Essas doenças são as principais causas de complicações cardíacas, que hoje é a principal causa de mortalidade na população no Brasil. Portanto, cuidar da qualidade do seu sono é cuidar da sua saúde e do seu bem estar!
Referências:
- Cosar E, et al. Sleep disturbance among women with chronic pelvic pain. In J Gynecol Obstet, 2014.
- Taylor DJ, Mallory LJ, Lichstein KL, Durrence HH, Riedel BW, Bush AJ: Comorbidity of chronic insomnia with medical problems. Sleep 30:213-218, 2007.
- Mork PJ, Nilsen TI: Sleep problems and risk of fibromyalgia: Longitudinal data on an adult female population in Norway. Arthritis Rheum 64: 281-284, 2012.
- Haack M, Mullington JM: Susteined sleep restriction reduces emotional and physical well-being. Pain 119: 56-64, 2005.
- Irwin MR, Olmstead R, Carrillo C, Sadehi N, Fitzgerald JD, Ranganath VK, NIcassio PM: Sleep loss exacerbates fatigue, depression, and pain in rheumatoid artritis.
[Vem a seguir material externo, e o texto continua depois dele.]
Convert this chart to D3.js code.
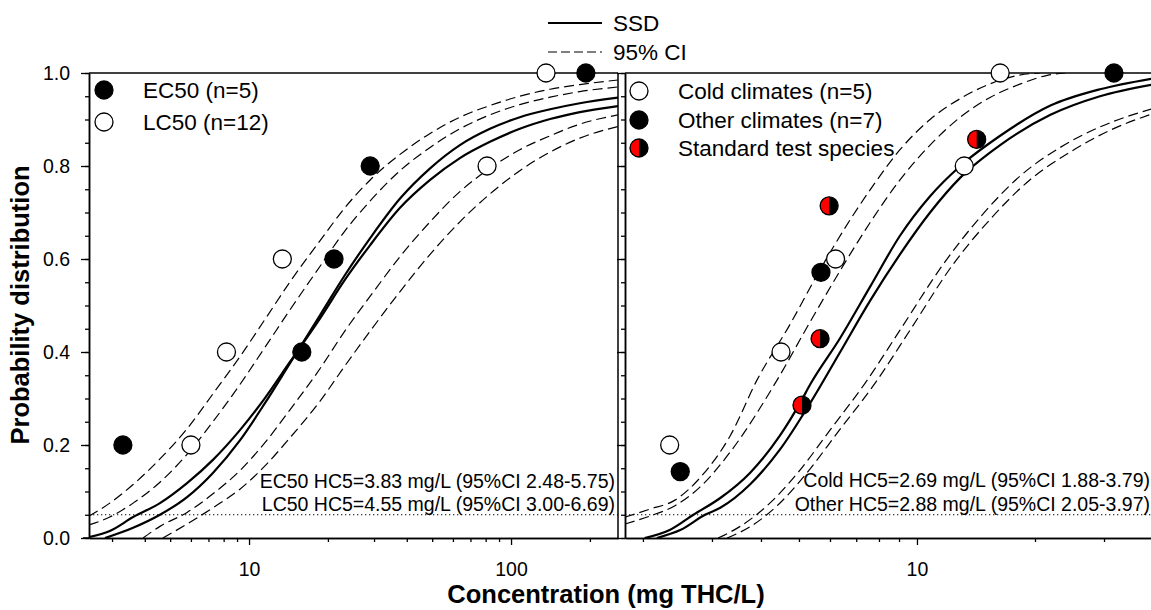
<!DOCTYPE html>
<html>
<head>
<meta charset="utf-8">
<script src="https://cdn.jsdelivr.net/npm/d3@7"></script>
<style>
body { margin: 0; background: #fff; }
text { font-family: "Liberation Sans", Arial, sans-serif; fill: #000; }
</style>
</head>
<body>
<svg id="chart" width="1151" height="610"></svg>
<script>
// ---- data (concentration mg/L, cumulative probability) ----
// left panel: EC50 vs LC50
var ec50Pts = [[3.3, 0.2], [15.9, 0.4], [21.1, 0.6], [29.0, 0.8], [193, 1.0]];
var lc50Pts = [[6.0, 0.2], [8.2, 0.4], [13.4, 0.6], [81, 0.8], [136, 1.0]];

var ec50SSD = [[2.45, 0.002], [2.94, 0.015], [3.61, 0.045], [4.57, 0.075], [5.8, 0.118], [7.28, 0.168],
  [9.23, 0.232], [11.5, 0.301], [14.3, 0.378], [18.7, 0.473], [23.2, 0.555], [29.0, 0.63], [37.7, 0.71],
  [49.1, 0.77], [63.8, 0.817], [83.1, 0.852], [108, 0.88], [141, 0.901], [183, 0.916], [256, 0.929]];
var lc50SSD = [[2.82, 0], [3.61, 0.022], [4.57, 0.05], [5.8, 0.088], [7.28, 0.14], [9.23, 0.21],
  [11.5, 0.29], [14.3, 0.375], [18.7, 0.48], [23.2, 0.565], [29.0, 0.645], [37.7, 0.73], [49.1, 0.795],
  [63.8, 0.845], [83.1, 0.88], [108, 0.905], [141, 0.922], [183, 0.935], [256, 0.947]];
var leftCiUpperA = [[2.45, 0.047], [2.94, 0.075], [3.61, 0.115], [4.57, 0.17], [5.8, 0.235], [7.28, 0.31],
  [9.23, 0.39], [11.5, 0.47], [14.3, 0.55], [18.7, 0.64], [23.2, 0.71], [29.0, 0.77], [37.7, 0.825],
  [49.1, 0.87], [63.8, 0.905], [83.1, 0.93], [108, 0.95], [141, 0.965], [183, 0.975], [256, 0.985]];
var leftCiUpperB = [[2.45, 0.028], [2.94, 0.045], [3.61, 0.075], [4.57, 0.12], [5.8, 0.18], [7.28, 0.25],
  [9.23, 0.33], [11.5, 0.41], [14.3, 0.49], [18.7, 0.585], [23.2, 0.66], [29.0, 0.725], [37.7, 0.79],
  [49.1, 0.84], [63.8, 0.88], [83.1, 0.91], [108, 0.932], [141, 0.948], [183, 0.96], [256, 0.97]];
var leftCiLowerA = [[3.94, 0], [4.57, 0.025], [5.8, 0.055], [7.28, 0.095], [9.23, 0.145], [11.5, 0.205],
  [14.3, 0.275], [18.7, 0.365], [23.2, 0.445], [29.0, 0.52], [37.7, 0.605], [49.1, 0.68], [63.8, 0.745],
  [83.1, 0.795], [108, 0.835], [141, 0.865], [183, 0.89], [256, 0.91]];
var leftCiLowerB = [[4.69, 0], [5.8, 0.03], [7.28, 0.065], [9.23, 0.105], [11.5, 0.155], [14.3, 0.215],
  [18.7, 0.295], [23.2, 0.37], [29.0, 0.445], [37.7, 0.53], [49.1, 0.61], [63.8, 0.68], [83.1, 0.74],
  [108, 0.79], [141, 0.83], [183, 0.86], [256, 0.885]];

// right panel: cold vs other climates
var coldPts = [[2.34, 0.2], [4.5, 0.4], [6.2, 0.6], [13.2, 0.8], [16.3, 1.0]];
var otherPts = [[2.49, 1 / 7], [5.09, 2 / 7], [5.66, 3 / 7], [5.69, 4 / 7], [5.97, 5 / 7], [14.2, 6 / 7], [31.8, 1.0]];
var standardSpecies = [false, true, true, false, true, true, false];

var coldSSD = [[2.02, 0], [2.34, 0.017], [2.69, 0.05], [3.15, 0.086], [3.75, 0.14], [4.47, 0.22],
  [5.03, 0.29], [5.34, 0.33], [6.37, 0.43], [7.59, 0.54], [9.05, 0.65], [10.8, 0.735], [12.9, 0.80],
  [16.3, 0.865], [21.9, 0.93], [29.3, 0.965], [39.8, 0.988]];
var otherSSD = [[2.17, 0], [2.49, 0.017], [2.88, 0.05], [3.15, 0.065], [3.75, 0.115], [4.47, 0.19],
  [5.34, 0.29], [6.37, 0.40], [7.59, 0.51], [9.05, 0.61], [10.8, 0.70], [12.9, 0.775], [16.3, 0.845],
  [21.9, 0.91], [29.3, 0.95], [39.8, 0.975]];
var rightCiUpperA = [[1.8, 0.045], [2.08, 0.062], [2.42, 0.082], [2.8, 0.13], [3.34, 0.22], [3.91, 0.34],
  [4.75, 0.46], [5.66, 0.577], [6.75, 0.684], [7.82, 0.764], [9.05, 0.835], [10.8, 0.9], [12.9, 0.945],
  [15.4, 0.977], [18.1, 0.995], [20.6, 1.0]];
var rightCiUpperB = [[1.8, 0.03], [2.08, 0.047], [2.42, 0.07], [2.8, 0.11], [3.34, 0.185], [4.4, 0.34],
  [5.34, 0.465], [6.37, 0.575], [7.59, 0.678], [9.05, 0.77], [10.8, 0.845], [12.9, 0.905], [15.4, 0.948],
  [18.3, 0.976], [21.5, 0.995], [23.9, 1.0]];
var rightCiLowerA = [[3.11, 0], [3.54, 0.025], [4.3, 0.082], [5.03, 0.146], [6.0, 0.232], [7.46, 0.339],
  [9.05, 0.447], [11.7, 0.59], [14.5, 0.69], [18.3, 0.778], [23.2, 0.84], [29.3, 0.884], [39.8, 0.923]];
var rightCiLowerB = [[3.28, 0], [3.75, 0.024], [4.42, 0.071], [5.18, 0.135], [6.29, 0.228], [7.91, 0.339],
  [9.6, 0.447], [12.4, 0.59], [15.4, 0.686], [19.4, 0.77], [24.6, 0.83], [31.1, 0.877], [39.8, 0.912]];

var leftMajor = [10, 100];
var leftMinor = [3, 4, 5, 6, 7, 8, 9, 20, 30, 40, 50, 60, 70, 80, 90, 200];
var rightMajor = [10];
var rightMinor = [2, 3, 4, 5, 6, 7, 8, 9, 20, 30];
var probTicks = [0, 0.2, 0.4, 0.6, 0.8, 1.0];
var probMinor = d3.range(0, 1.0001, 0.05);

var svg = d3.select("#chart");

var y = d3.scaleLinear().domain([0, 1]).range([538, 73]);
var xL = d3.scaleLog().domain([2.45, 256]).range([89, 618]);
var xR = d3.scaleLog().domain([1.8, 40]).range([625, 1153]);

var tickFont = "19.5px";

function drawPanel(x, id) {
    var r = x.range();
    var g = svg.append("g");
    g.append("clipPath").attr("id", id)
        .append("rect").attr("x", r[0]).attr("y", y(1)).attr("width", r[1] - r[0]).attr("height", y(0) - y(1));
    var inner = g.append("g").attr("clip-path", "url(#" + id + ")");
    // 5% line
    inner.append("line")
        .attr("x1", r[0]).attr("x2", r[1]).attr("y1", y(0.05)).attr("y2", y(0.05))
        .attr("stroke", "#000").attr("stroke-width", 1.2).attr("stroke-dasharray", "1.3,2.7");
    return {g: g, inner: inner};
}

var left = drawPanel(xL, "clipL");
var right = drawPanel(xR, "clipR");

function addCurve(panel, x, data, dashed) {
    var line = d3.line()
        .x(function(d) { return x(d[0]); })
        .y(function(d) { return y(d[1]); })
        .curve(d3.curveMonotoneX);
    panel.inner.append("path")
        .datum(data)
        .attr("d", line)
        .attr("fill", "none")
        .attr("stroke", "#000")
        .attr("stroke-width", dashed ? 1.2 : 2.2)
        .attr("stroke-dasharray", dashed ? "10,5" : null);
}

[leftCiUpperA, leftCiUpperB, leftCiLowerA, leftCiLowerB].forEach(function(c) { addCurve(left, xL, c, true); });
[ec50SSD, lc50SSD].forEach(function(c) { addCurve(left, xL, c, false); });
[rightCiUpperA, rightCiUpperB, rightCiLowerA, rightCiLowerB].forEach(function(c) { addCurve(right, xR, c, true); });
[coldSSD, otherSSD].forEach(function(c) { addCurve(right, xR, c, false); });

// frames
svg.append("line").attr("x1", 89).attr("x2", 618).attr("y1", y(1)).attr("y2", y(1)).attr("stroke", "#000").attr("stroke-width", 1.5);
svg.append("line").attr("x1", 618).attr("x2", 618).attr("y1", y(1)).attr("y2", y(0)).attr("stroke", "#000").attr("stroke-width", 1.5);
svg.append("line").attr("x1", 625).attr("x2", 1151).attr("y1", y(1)).attr("y2", y(1)).attr("stroke", "#000").attr("stroke-width", 1.5);

function styleAxis(sel) {
    sel.select(".domain").attr("stroke-width", 1.5);
    sel.selectAll(".tick line").attr("stroke-width", 1.3);
    sel.selectAll("text").style("font-size", tickFont).attr("fill", "#000");
}

// x axes
function xAxes(x, major, minor) {
    svg.append("g").attr("transform", "translate(0," + y(0) + ")")
        .call(d3.axisBottom(x).tickValues(minor).tickSize(4).tickFormat("").tickSizeOuter(0))
        .call(styleAxis);
    svg.append("g").attr("transform", "translate(0," + y(0) + ")")
        .call(d3.axisBottom(x).tickValues(major).tickSize(7).tickPadding(17).tickFormat(d3.format("d")).tickSizeOuter(0))
        .call(styleAxis);
}
xAxes(xL, leftMajor, leftMinor);
xAxes(xR, rightMajor, rightMinor);
svg.append("line").attr("x1", 83).attr("x2", 89).attr("y1", y(0)).attr("y2", y(0)).attr("stroke", "#000").attr("stroke-width", 1.5);

// y axes
function yAxes(xpos, labels) {
    svg.append("g").attr("transform", "translate(" + xpos + ",0)")
        .call(d3.axisLeft(y).tickValues(probMinor).tickSize(4).tickFormat("").tickSizeOuter(0))
        .call(styleAxis);
    svg.append("g").attr("transform", "translate(" + xpos + ",0)")
        .call(d3.axisLeft(y).tickValues(probTicks).tickSize(8).tickPadding(11)
            .tickFormat(labels ? d3.format(".1f") : "").tickSizeOuter(0))
        .call(styleAxis);
}
yAxes(89, true);
yAxes(625, false);

// points
function dot(parent, cx, cy, kind) {
    var rad = 9;
    var g = parent.append("g").attr("transform", "translate(" + cx + "," + cy + ")");
    if (kind === "half") {
        g.append("circle").attr("r", rad).attr("fill", "#000");
        g.append("path").attr("d", "M0," + (-rad) + "A" + rad + "," + rad + " 0 0 0 0," + rad + "Z").attr("fill", "#f00");
        g.append("circle").attr("r", rad).attr("fill", "none").attr("stroke", "#000").attr("stroke-width", 1.3);
    } else {
        g.append("circle").attr("r", rad)
            .attr("fill", kind === "open" ? "#fff" : "#000")
            .attr("stroke", "#000").attr("stroke-width", 1.3);
    }
}

ec50Pts.forEach(function(d) { dot(svg, xL(d[0]), y(d[1]), "filled"); });
lc50Pts.forEach(function(d) { dot(svg, xL(d[0]), y(d[1]), "open"); });
coldPts.forEach(function(d) { dot(svg, xR(d[0]), y(d[1]), "open"); });
otherPts.forEach(function(d, i) { dot(svg, xR(d[0]), y(d[1]), standardSpecies[i] ? "half" : "filled"); });

// legends
var legFont = "22.5px";
dot(svg, 104, 90, "filled");
dot(svg, 104, 122, "open");
svg.append("text").attr("x", 143).attr("y", 98).style("font-size", legFont).text("EC50 (n=5)");
svg.append("text").attr("x", 143).attr("y", 130).style("font-size", legFont).text("LC50 (n=12)");

dot(svg, 639, 91, "open");
dot(svg, 639, 120, "filled");
dot(svg, 639, 148, "half");
svg.append("text").attr("x", 678).attr("y", 99).style("font-size", legFont).text("Cold climates (n=5)");
svg.append("text").attr("x", 678).attr("y", 128).style("font-size", legFont).text("Other climates (n=7)");
svg.append("text").attr("x", 678).attr("y", 156).style("font-size", legFont).text("Standard test species");

svg.append("line").attr("x1", 548).attr("x2", 602).attr("y1", 23).attr("y2", 23).attr("stroke", "#000").attr("stroke-width", 2);
svg.append("line").attr("x1", 548).attr("x2", 602).attr("y1", 52).attr("y2", 52).attr("stroke", "#000").attr("stroke-width", 1.2).attr("stroke-dasharray", "9,4");
svg.append("text").attr("x", 613).attr("y", 31).style("font-size", legFont).text("SSD");
svg.append("text").attr("x", 613).attr("y", 60).style("font-size", legFont).text("95% CI");

// HC5 annotations
var noteFont = "19.5px";
svg.append("text").attr("x", 615).attr("y", 488).attr("text-anchor", "end").style("font-size", noteFont).text("EC50 HC5=3.83 mg/L (95%CI 2.48-5.75)");
svg.append("text").attr("x", 615).attr("y", 511).attr("text-anchor", "end").style("font-size", noteFont).text("LC50 HC5=4.55 mg/L (95%CI 3.00-6.69)");
svg.append("text").attr("x", 1150).attr("y", 487).attr("text-anchor", "end").style("font-size", noteFont).text("Cold HC5=2.69 mg/L (95%CI 1.88-3.79)");
svg.append("text").attr("x", 1150).attr("y", 511).attr("text-anchor", "end").style("font-size", noteFont).text("Other HC5=2.88 mg/L (95%CI 2.05-3.97)");

// axis titles
svg.append("text").attr("x", 606).attr("y", 603).attr("text-anchor", "middle")
    .style("font-size", "25.5px").style("font-weight", "bold").text("Concentration (mg THC/L)");
svg.append("text").attr("transform", "translate(29,305) rotate(-90)").attr("text-anchor", "middle")
    .style("font-size", "25.5px").style("font-weight", "bold").text("Probability distribution");
</script>
</body>
</html>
Sleep 35: 537, 2012.
- Edwards RR, Grace E, Peterson S, Klick B, Smith MT: Sleep continuity and architecture: Associations with pain-inhibitory processes in patients with temporomandibular joint disorder. Eu J Pain 13:1043-1047, 2009.
- The role of sleep hygiene in promoting public health: a review of empirical evidence. Sleep Medicine Reviews, 2014.
Fonte imagem: Deposit Photos/ Caroline Salazar
Sobre o doutor Tomyo Arazawa:
Médico formado pela Faculdade de Medicina da Universidade de São Paulo (FMUSP), doutor Tomyo Arazawa fez sua Residência Médica e especialização em Ginecologia e Obstetrícia no Hospital das Clínicas da FMUSP. Foi o Preceptor de Ginecologia da FMUSP e se especializou em cirurgias minimamente invasivas (Endoscopia Ginecológica) também no Hospital das Clínicas da FMUSP, tais como cirurgias laparoscópicas, histeroscópicas e cirurgias robóticas.
Tem título de Especialista em Ginecologia e Obstetrícia e em Endoscopia Ginecológica, ambas pela FEBRASGO (Federação Brasileira das Associações de Ginecologia e Obstetrícia). É membro da Sociedade Paulista de Ginecologia e Obstetrícia (SOGESP), da American Association of Gynecologic Laparoscopists (AAGL) e da International Pelvic Pain Society (IPPS).